# Description of the task
Below is a listing to transcribe in full and exactly; keep the pictures out.

# Dataset section
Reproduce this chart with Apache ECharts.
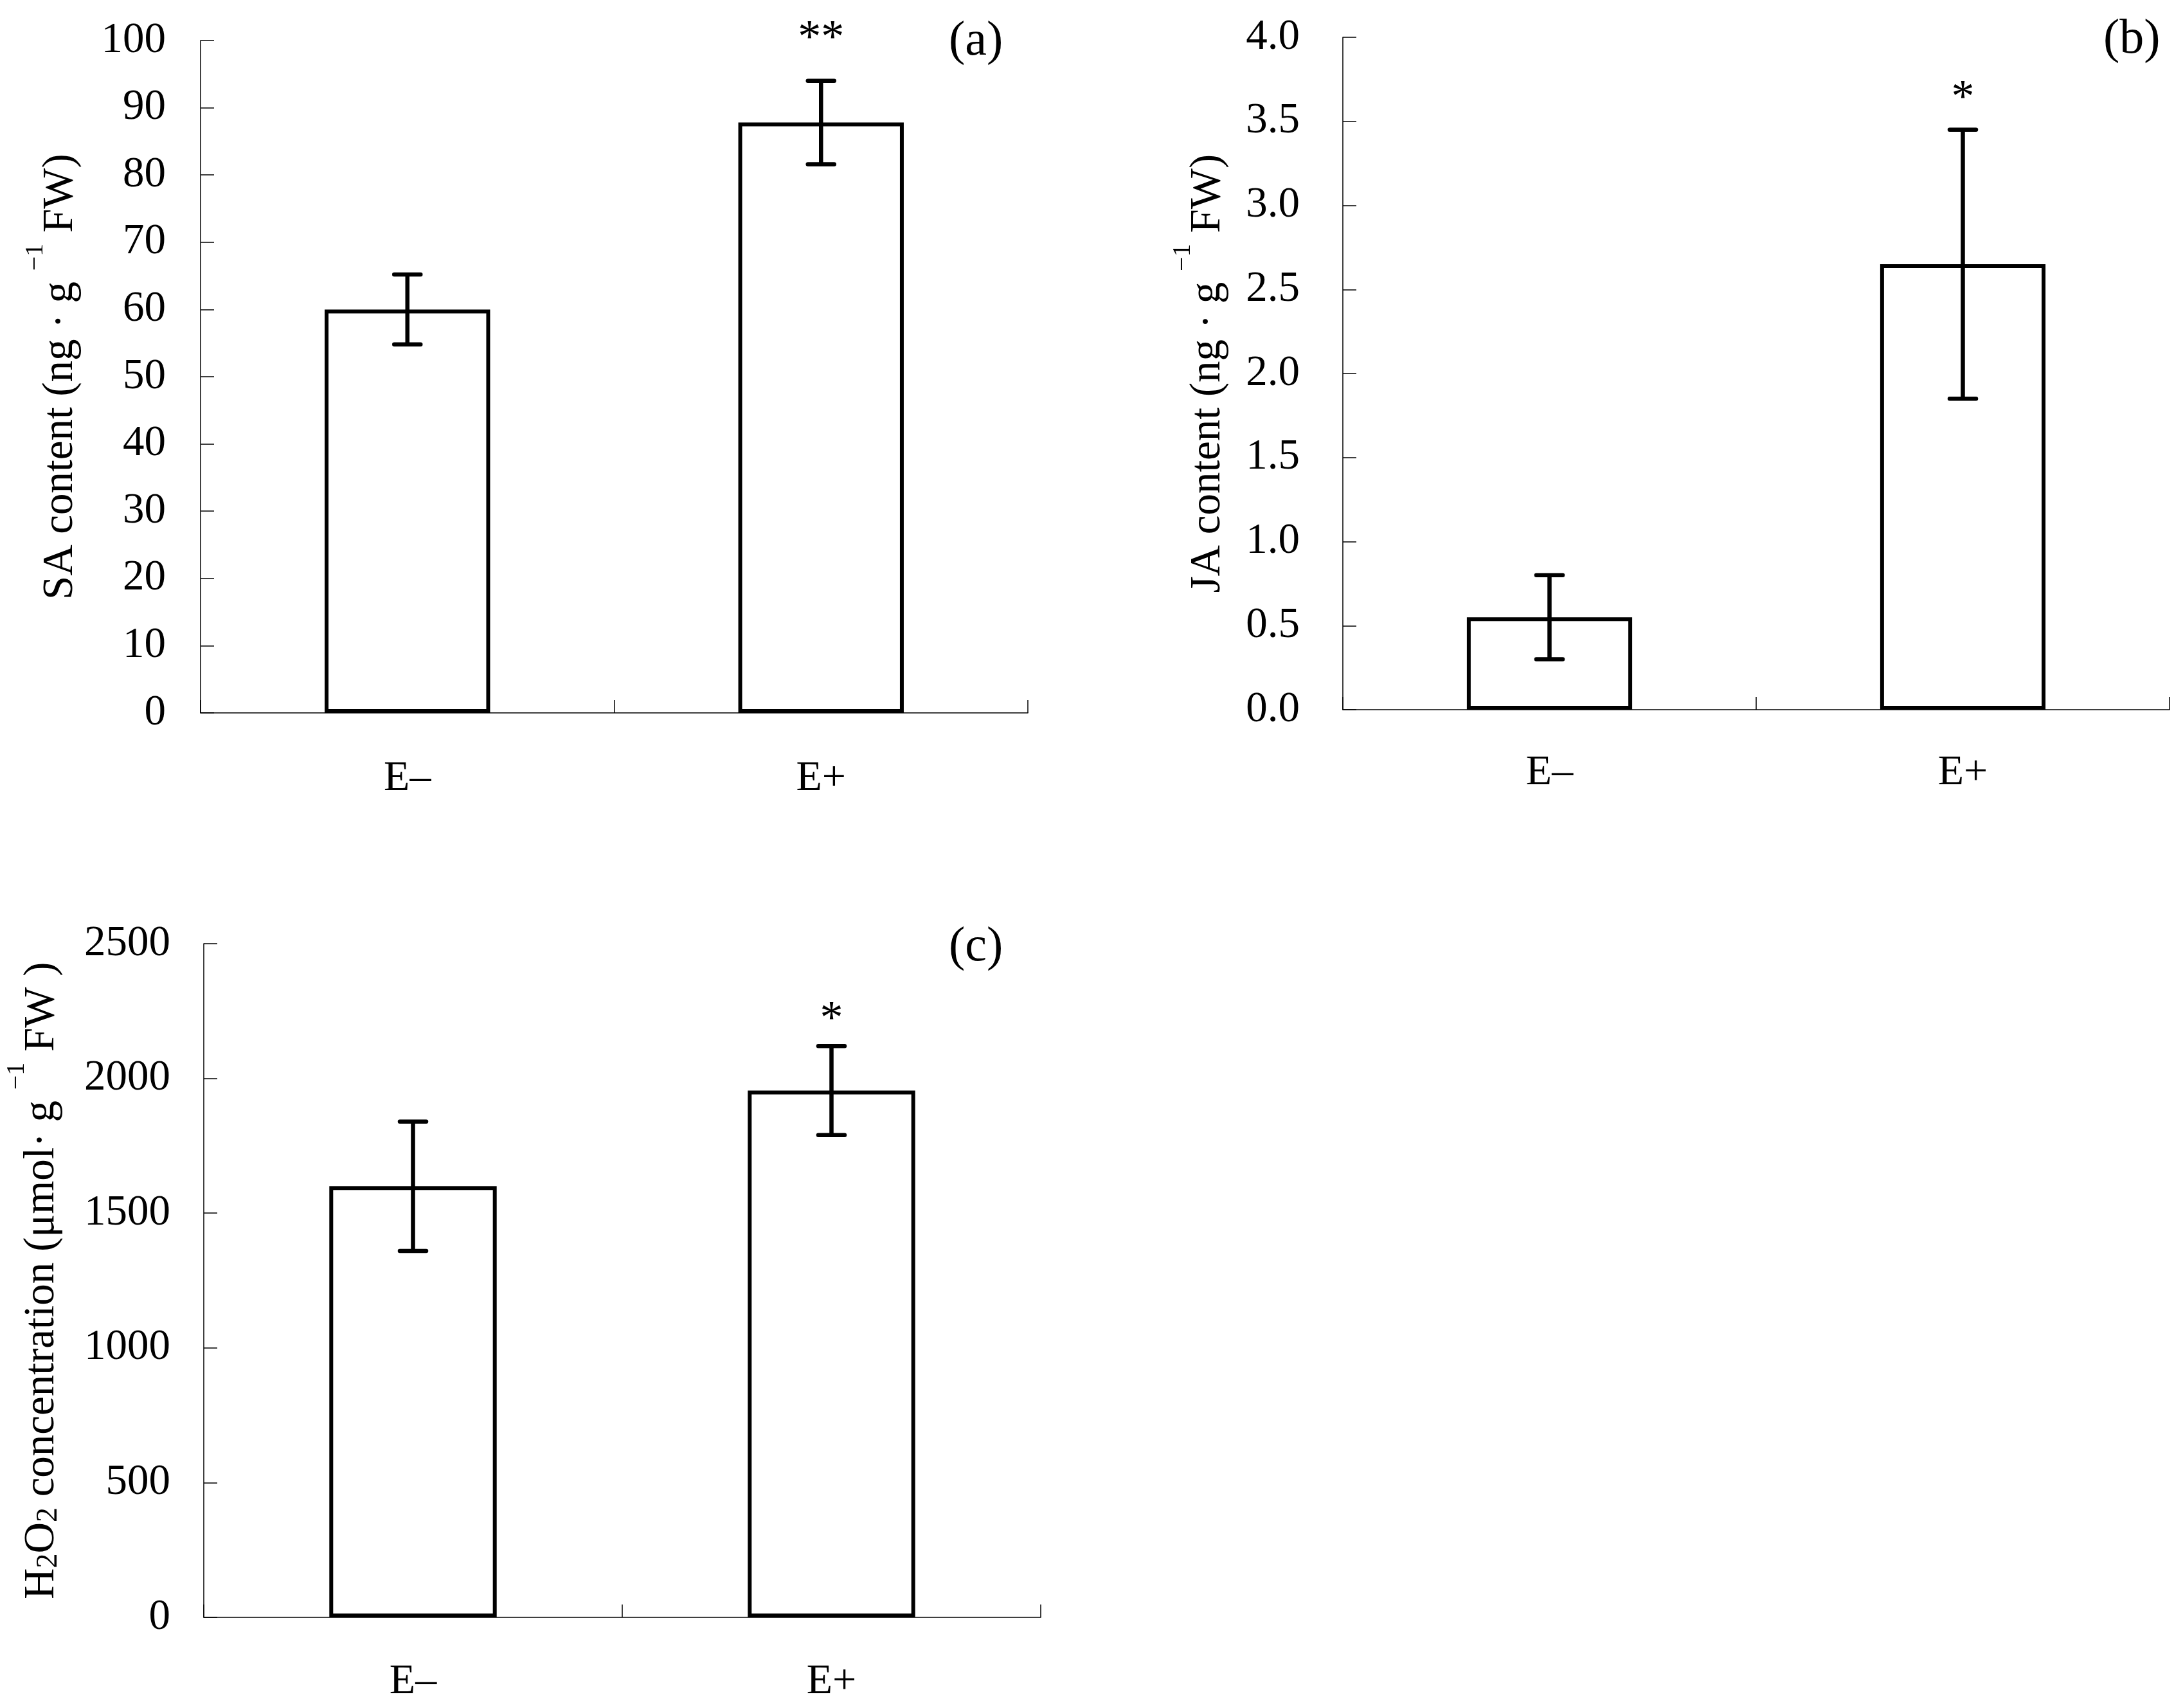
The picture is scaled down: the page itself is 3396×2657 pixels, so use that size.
<!DOCTYPE html>
<html>
<head>
<meta charset="utf-8">
<script src="https://cdn.jsdelivr.net/npm/echarts@6/dist/echarts.min.js"></script>
<style>
html,body{margin:0;padding:0;background:#ffffff;}
#chart{width:3396px;height:2657px;}
</style>
</head>
<body>
<div id="chart"></div>
<script>
// ---- data ----
const categories = ['E–', 'E+'];

const saMean = [60.0, 87.8];
const saErr = [5.2, 6.2];
const saSig = ['', '**'];
const saAxis = [0, 100, 10];          // min, max, interval

const jaMean = [0.55, 2.65];
const jaErr = [0.25, 0.80];
const jaSig = ['', '*'];
const jaAxis = [0, 4, 0.5];

const h2o2Mean = [1600, 1955];
const h2o2Err = [240, 165];
const h2o2Sig = ['', '*'];
const h2o2Axis = [0, 2500, 500];

const panelLabels = ['(a)', '(b)', '(c)'];
const yNames = [
  '{m|SA content (ng · g }{sup|−1}{m| FW)}{h| }',
  '{m|JA content (ng · g }{sup|−1}{m| FW)}{h| }',
  '{m|H}{s|2}{m|O}{s|2}{m| concentration (μmol· g }{sup|−1}{m| FW )}{h| }'
];
const tickDecimals = [0, 1, 0];

// ---- styling ----
const FONT = '"Liberation Serif", "Times New Roman", serif';
const grids = [
  {left: 312, top: 63, width: 1287, height: 1046},
  {left: 2089, top: 58, width: 1286, height: 1046},
  {left: 317, top: 1468, width: 1302, height: 1048}
];
const labelMargins = [54, 67, 52];
const nameGaps = [184, 176, 218];
const xLabelMargins = [70, 66, 68];
const starGaps = [65, 48, 40];

const richName = {
  m: {fontSize: 67, fontFamily: FONT, color: '#000', lineHeight: 66, verticalAlign: 'bottom'},
  s: {fontSize: 46, fontFamily: FONT, color: '#000', lineHeight: 52, verticalAlign: 'bottom'},
  sup: {fontSize: 40, fontFamily: FONT, color: '#000', lineHeight: 40, verticalAlign: 'top'},
  h: {fontSize: 1, lineHeight: 93, verticalAlign: 'middle'}
};

const means = [saMean, jaMean, h2o2Mean];
const errs = [saErr, jaErr, h2o2Err];
const sigs = [saSig, jaSig, h2o2Sig];
const axes = [saAxis, jaAxis, h2o2Axis];

const xAxes = [], yAxes = [], series = [];
for (let g = 0; g < 3; g++) {
  xAxes.push({
    type: 'category', gridIndex: g, data: categories,
    axisLine: {show: true, lineStyle: {color: '#000', width: 1.5}},
    axisTick: {show: true, inside: true, length: 20, lineStyle: {color: '#000', width: 1.5}},
    axisLabel: {color: '#000', fontSize: 66, fontFamily: FONT, margin: xLabelMargins[g]},
    splitLine: {show: false}
  });
  const dec = tickDecimals[g];
  yAxes.push({
    type: 'value', gridIndex: g,
    min: axes[g][0], max: axes[g][1], interval: axes[g][2],
    axisLine: {show: true, lineStyle: {color: '#000', width: 1.5}},
    axisTick: {show: true, inside: true, length: 21, lineStyle: {color: '#000', width: 1.5}},
    axisLabel: {color: '#000', fontSize: 67, fontFamily: FONT, margin: labelMargins[g],
      formatter: v => v.toFixed(dec)},
    splitLine: {show: false},
    name: yNames[g], nameLocation: 'middle', nameGap: nameGaps[g],
    nameTextStyle: {rich: richName, fontFamily: FONT, fontSize: 66, color: '#000'}
  });
  series.push({
    type: 'bar', xAxisIndex: g, yAxisIndex: g, data: means[g],
    barCategoryGap: '60%',
    itemStyle: {color: '#fff', borderColor: '#000', borderWidth: 6},
    silent: true, z: 2
  });
  const sg = sigs[g], gap = starGaps[g];
  series.push({
    type: 'custom', xAxisIndex: g, yAxisIndex: g, z: 10, silent: true,
    data: means[g].map((m, i) => [i, m, errs[g][i]]),
    renderItem: function (params, api) {
      const i = api.value(0), m = api.value(1), e = api.value(2);
      const top = api.coord([i, m + e]);
      const bot = api.coord([i, m - e]);
      const hw = 20.5;
      const st = {stroke: '#000', lineWidth: 6.5, lineCap: 'round'};
      const children = [
        {type: 'line', shape: {x1: top[0], y1: top[1], x2: bot[0], y2: bot[1]}, style: {stroke: '#000', lineWidth: 6.5}},
        {type: 'line', shape: {x1: top[0] - hw, y1: top[1], x2: top[0] + hw, y2: top[1]}, style: st},
        {type: 'line', shape: {x1: bot[0] - hw, y1: bot[1], x2: bot[0] + hw, y2: bot[1]}, style: st}
      ];
      const s = sg[params.dataIndex];
      if (s) {
        children.push({type: 'text', x: top[0], y: top[1] - gap,
          style: {text: s, fontSize: 72, fontFamily: FONT, fill: '#000', align: 'center', verticalAlign: 'middle'}});
      }
      return {type: 'group', children: children};
    }
  });
}

const titles = [
  {text: panelLabels[0], left: 1476, top: 27},
  {text: panelLabels[1], left: 3272, top: 24},
  {text: panelLabels[2], left: 1476, top: 1436}
].map(t => Object.assign(t, {padding: 0, textStyle: {fontSize: 76, fontWeight: 'normal', fontFamily: FONT, color: '#000'}}));

const chart = echarts.init(document.getElementById('chart'), null, {renderer: 'canvas'});
chart.setOption({
  backgroundColor: '#fff',
  animation: false,
  title: titles,
  grid: grids,
  xAxis: xAxes,
  yAxis: yAxes,
  series: series
});
</script>
</body>
</html>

# Solution
Reproduce this chart with Apache ECharts.
The picture is scaled down: the page itself is 3396×2657 pixels, so use that size.
<!DOCTYPE html>
<html>
<head>
<meta charset="utf-8">
<script src="https://cdn.jsdelivr.net/npm/echarts@6/dist/echarts.min.js"></script>
<style>
html,body{margin:0;padding:0;background:#ffffff;}
#chart{width:3396px;height:2657px;}
</style>
</head>
<body>
<div id="chart"></div>
<script>
// ---- data ----
const categories = ['E–', 'E+'];

const saMean = [60.0, 87.8];
const saErr = [5.2, 6.2];
const saSig = ['', '**'];
const saAxis = [0, 100, 10];          // min, max, interval

const jaMean = [0.55, 2.65];
const jaErr = [0.25, 0.80];
const jaSig = ['', '*'];
const jaAxis = [0, 4, 0.5];

const h2o2Mean = [1600, 1955];
const h2o2Err = [240, 165];
const h2o2Sig = ['', '*'];
const h2o2Axis = [0, 2500, 500];

const panelLabels = ['(a)', '(b)', '(c)'];
const yNames = [
  '{m|SA content (ng · g }{sup|−1}{m| FW)}{h| }',
  '{m|JA content (ng · g }{sup|−1}{m| FW)}{h| }',
  '{m|H}{s|2}{m|O}{s|2}{m| concentration (μmol· g }{sup|−1}{m| FW )}{h| }'
];
const tickDecimals = [0, 1, 0];

// ---- styling ----
const FONT = '"Liberation Serif", "Times New Roman", serif';
const grids = [
  {left: 312, top: 63, width: 1287, height: 1046},
  {left: 2089, top: 58, width: 1286, height: 1046},
  {left: 317, top: 1468, width: 1302, height: 1048}
];
const labelMargins = [54, 67, 52];
const nameGaps = [184, 176, 218];
const xLabelMargins = [70, 66, 68];
const starGaps = [65, 48, 40];

const richName = {
  m: {fontSize: 67, fontFamily: FONT, color: '#000', lineHeight: 66, verticalAlign: 'bottom'},
  s: {fontSize: 46, fontFamily: FONT, color: '#000', lineHeight: 52, verticalAlign: 'bottom'},
  sup: {fontSize: 40, fontFamily: FONT, color: '#000', lineHeight: 40, verticalAlign: 'top'},
  h: {fontSize: 1, lineHeight: 93, verticalAlign: 'middle'}
};

const means = [saMean, jaMean, h2o2Mean];
const errs = [saErr, jaErr, h2o2Err];
const sigs = [saSig, jaSig, h2o2Sig];
const axes = [saAxis, jaAxis, h2o2Axis];

const xAxes = [], yAxes = [], series = [];
for (let g = 0; g < 3; g++) {
  xAxes.push({
    type: 'category', gridIndex: g, data: categories,
    axisLine: {show: true, lineStyle: {color: '#000', width: 1.5}},
    axisTick: {show: true, inside: true, length: 20, lineStyle: {color: '#000', width: 1.5}},
    axisLabel: {color: '#000', fontSize: 66, fontFamily: FONT, margin: xLabelMargins[g]},
    splitLine: {show: false}
  });
  const dec = tickDecimals[g];
  yAxes.push({
    type: 'value', gridIndex: g,
    min: axes[g][0], max: axes[g][1], interval: axes[g][2],
    axisLine: {show: true, lineStyle: {color: '#000', width: 1.5}},
    axisTick: {show: true, inside: true, length: 21, lineStyle: {color: '#000', width: 1.5}},
    axisLabel: {color: '#000', fontSize: 67, fontFamily: FONT, margin: labelMargins[g],
      formatter: v => v.toFixed(dec)},
    splitLine: {show: false},
    name: yNames[g], nameLocation: 'middle', nameGap: nameGaps[g],
    nameTextStyle: {rich: richName, fontFamily: FONT, fontSize: 66, color: '#000'}
  });
  series.push({
    type: 'bar', xAxisIndex: g, yAxisIndex: g, data: means[g],
    barCategoryGap: '60%',
    itemStyle: {color: '#fff', borderColor: '#000', borderWidth: 6},
    silent: true, z: 2
  });
  const sg = sigs[g], gap = starGaps[g];
  series.push({
    type: 'custom', xAxisIndex: g, yAxisIndex: g, z: 10, silent: true,
    data: means[g].map((m, i) => [i, m, errs[g][i]]),
    renderItem: function (params, api) {
      const i = api.value(0), m = api.value(1), e = api.value(2);
      const top = api.coord([i, m + e]);
      const bot = api.coord([i, m - e]);
      const hw = 20.5;
      const st = {stroke: '#000', lineWidth: 6.5, lineCap: 'round'};
      const children = [
        {type: 'line', shape: {x1: top[0], y1: top[1], x2: bot[0], y2: bot[1]}, style: {stroke: '#000', lineWidth: 6.5}},
        {type: 'line', shape: {x1: top[0] - hw, y1: top[1], x2: top[0] + hw, y2: top[1]}, style: st},
        {type: 'line', shape: {x1: bot[0] - hw, y1: bot[1], x2: bot[0] + hw, y2: bot[1]}, style: st}
      ];
      const s = sg[params.dataIndex];
      if (s) {
        children.push({type: 'text', x: top[0], y: top[1] - gap,
          style: {text: s, fontSize: 72, fontFamily: FONT, fill: '#000', align: 'center', verticalAlign: 'middle'}});
      }
      return {type: 'group', children: children};
    }
  });
}

const titles = [
  {text: panelLabels[0], left: 1476, top: 27},
  {text: panelLabels[1], left: 3272, top: 24},
  {text: panelLabels[2], left: 1476, top: 1436}
].map(t => Object.assign(t, {padding: 0, textStyle: {fontSize: 76, fontWeight: 'normal', fontFamily: FONT, color: '#000'}}));

const chart = echarts.init(document.getElementById('chart'), null, {renderer: 'canvas'});
chart.setOption({
  backgroundColor: '#fff',
  animation: false,
  title: titles,
  grid: grids,
  xAxis: xAxes,
  yAxis: yAxes,
  series: series
});
</script>
</body>
</html>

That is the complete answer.